In de protestantse traditie waren heiligenfiguren uiteraard taboe. Men beperkte zich in de glasschilderkunst tot spaarzame Bijbelse voorstellingen, kerkelijke symboliek en –in toenemende mate– tot episoden uit de vaderlandse geschiedenis. In 1940 werd er bijvoorbeeld een door Georg Rueter ontworpen glas-in-loodraam geplaatst in de Pieterskerk in Leiden; daarop stonden Willem van Oranje en zijn rechterhand Marnix van St. Aldegonde afgebeeld.
Glas in nood
In de jaren zestig brak een tijd van crisis aan als het gaat om de glasschilderkunst. Van Ruyven signaleert dat de opdrachten aan glasschilders schaarser werden. „Dit kwam door besluiten van het tweede Vaticaans concilie (1962-1965), die veranderingen in de liturgie en een soberder interieur voorschreven, en door de toegenomen ontkerkelijking.” Dit veroorzaakte volgens haar „een ware glas-in-noodsituatie”: „Niet alleen werden er amper nieuwe opdrachten verleend, maar er gingen ook vele kerken, met hun gebrandschilderde glazen, verloren.”
Dat er in de jaren tachtig een kentering optrad, heeft volgens Van Ruyven vooral te maken met initiatieven van de Rijksdienst voor de Monumentenzorg, de voorloper van de huidige Rijksdienst voor het Cultureel Erfgoed.
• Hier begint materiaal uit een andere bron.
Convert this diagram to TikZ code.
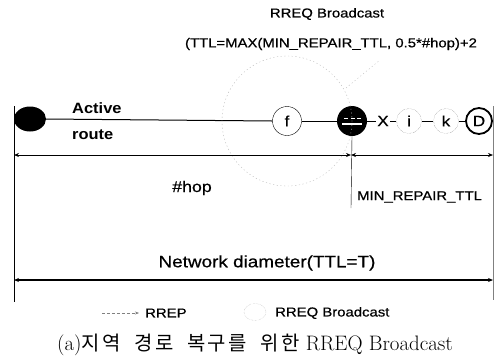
\documentclass[tikz,border=0pt]{standalone}
\usepackage{fontspec}
\newfontfamily\lab[FakeStretch=1.15,FakeBold=0.6]{Liberation Sans}
\newfontfamily\labb[FakeStretch=1.1]{Liberation Sans}
\newfontfamily\kr[LetterSpace=12,WordSpace=2]{Noto Sans CJK KR}
\usetikzlibrary{arrows.meta,shapes.geometric}
\begin{document}
\begin{tikzpicture}[x=1bp,y=-1bp,
  txt/.style={font=\lab\fontsize{13}{15}\selectfont, inner sep=0pt},
  fnode/.style={circle, draw=gray, densely dotted, thin, minimum size=25bp, inner sep=0pt, font=\lab\fontsize{15}{17}\selectfont},
  dim/.style={{Stealth[length=5bp,width=4bp]}-{Stealth[length=5bp,width=4bp]}},
  bcast/.style={gray!55, dash pattern=on 1.2bp off 2.5bp, thin}]
\useasboundingbox (0,0) rectangle (495,361);
% top labels
\node[txt] (rb) at (327,14) {RREQ Broadcast};
\node[txt] (ttl) at (331,44) {(TTL=MAX(MIN\_REPAIR\_TTL, 0.5*\#hop)+2};
% nodes
\node[ellipse, fill=black, minimum width=32bp, minimum height=25bp, inner sep=0pt] (s) at (30,119) {};
\node[circle, draw, thin, minimum size=29bp, inner sep=0pt, font=\lab\fontsize{15}{17}\selectfont] (f) at (287,121) {f};
\node[circle, fill=black, minimum size=30bp, inner sep=0pt] (r) at (352,121) {};
\draw[white, line width=1.2bp] ([xshift=-10bp,yshift=-3bp]r.center) -- ([xshift=10bp,yshift=-3bp]r.center);
\draw[white, line width=1bp] ([xshift=-8bp,yshift=3bp]r.center) -- ([xshift=-4bp,yshift=3bp]r.center)
  ([xshift=-1bp,yshift=3bp]r.center) -- ([xshift=3bp,yshift=3bp]r.center)
  ([xshift=5bp,yshift=3bp]r.center) -- ([xshift=9bp,yshift=3bp]r.center);
\node[font=\lab\fontsize{15}{17}\selectfont, inner sep=1bp] (x) at (383,121) {X};
\node[fnode] (i) at (409,121) {i};
\node[fnode] (k) at (446,121) {k};
\node[circle, draw, line width=1.8bp, minimum size=26bp, inner sep=0pt, font=\lab\fontsize{15}{17}\selectfont] (d) at (479,121) {D};
% route
\draw[line width=1bp] (s.east) -- (f.west);
\draw[line width=1bp] (f.east) -- (r.west);
\draw[line width=1bp] (r.east) -- (x.west);
\draw[line width=1bp] (x.east) -- (i.west);
\draw[line width=1bp] (i.east) -- (k.west);
\draw[line width=1bp] (k.east) -- (d.west);
\node[font=\labb\bfseries\fontsize{15}{17}\selectfont, inner sep=0pt, anchor=base west] (act) at (72,113) {Active};
\node[font=\labb\bfseries\fontsize{15}{17}\selectfont, inner sep=0pt, anchor=base west] (rte) at (72,139) {route};
% broadcast circle
\draw[bcast] (f.center) circle[radius=65bp];
\coordinate (p1) at (346,88);
\coordinate (p2) at (380,60);
\draw[bcast] (p1) -- (p2);
% vertical frame lines
\coordinate (l1) at (14,106);
\coordinate (l2) at (14,302);
\coordinate (r1) at (493,106);
\coordinate (r2) at (493,300);
\draw[thin] (l1) -- (l2);
\draw[gray, thin] (r1) -- (r2);
% dimension lines
\coordinate (h0) at (14,155);
\coordinate (h1) at (351,155);
\coordinate (h2) at (493,155);
\coordinate (v2) at (351,208);
\draw[thin] (r.south) -- (v2);
\draw[dim, line width=0.7bp] (h0) -- (h1);
\draw[dim, line width=0.7bp] (h1) -- (h2);
\node[txt, font=\lab\fontsize{15.5}{17}\selectfont] (hop) at (192,188) {\#hop};
\node[txt, anchor=west] (mrt) at (357,197) {MIN\_REPAIR\_TTL};
\coordinate (n0) at (14,280);
\coordinate (n1) at (493,280);
\draw[dim, line width=1.6bp] (n0) -- (n1);
\node[txt, font=\lab\fontsize{16.5}{19}\selectfont] (nd) at (267,263) {Network diameter(TTL=T)};
% legend
\coordinate (la) at (102,313);
\coordinate (lb) at (139,313);
\draw[gray, densely dashed, thin, -{Stealth[length=4bp,width=3bp]}] (la) -- (lb);
\node[txt, anchor=west] (lrrep) at (145,313) {RREP};
\node[ellipse, draw=gray!60, densely dotted, thin, minimum width=22bp, minimum height=17bp, inner sep=0pt] (lc) at (255,312) {};
\node[txt, anchor=west] (lrreq) at (275,313) {RREQ Broadcast};
% caption
\node[inner sep=0pt, font=\fontsize{21}{24}\selectfont] (cap) at (255,345) {(a){\kr\fontsize{20}{24}\selectfont 지역 경로 복구를 위한} RREQ Broadcast};
\end{tikzpicture}
\end{document}
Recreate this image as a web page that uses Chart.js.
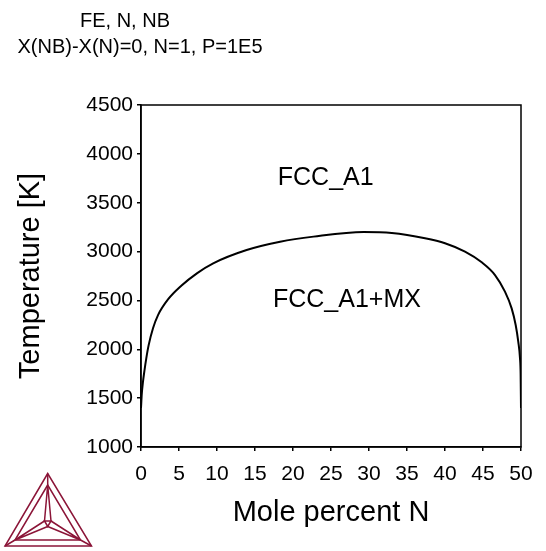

De glasschilderkunst werd op de kaart gezet en er werd nagedacht over mogelijkheden om het kwetsbare erfgoed te conserveren. Sindsdien worden er „met enige regelmaat” opnieuw opdrachten verstrekt voor glasramen. „Het instituut kerk bleef in de twintigste eeuw de voornaamste opdrachtgever voor glasramen en bewees hiermee dat een kerkgebouw geen statisch monument is, maar leven erfgoed”, aldus de onderzoeker.
Amoeben
En de amoeben uit de titel van het boek? Die verwijzen naar de vormen op het glas-in-loodraam dat kunstenaar Marc Mulders in 2007 maakte voor Sint-Jan in Den Bosch. „Zeer eigentijds en geheel volgens de persoonlijke stijl van de kunstenaar die een fascinatie voor de natuur koestert”, aldus Van Ruyven.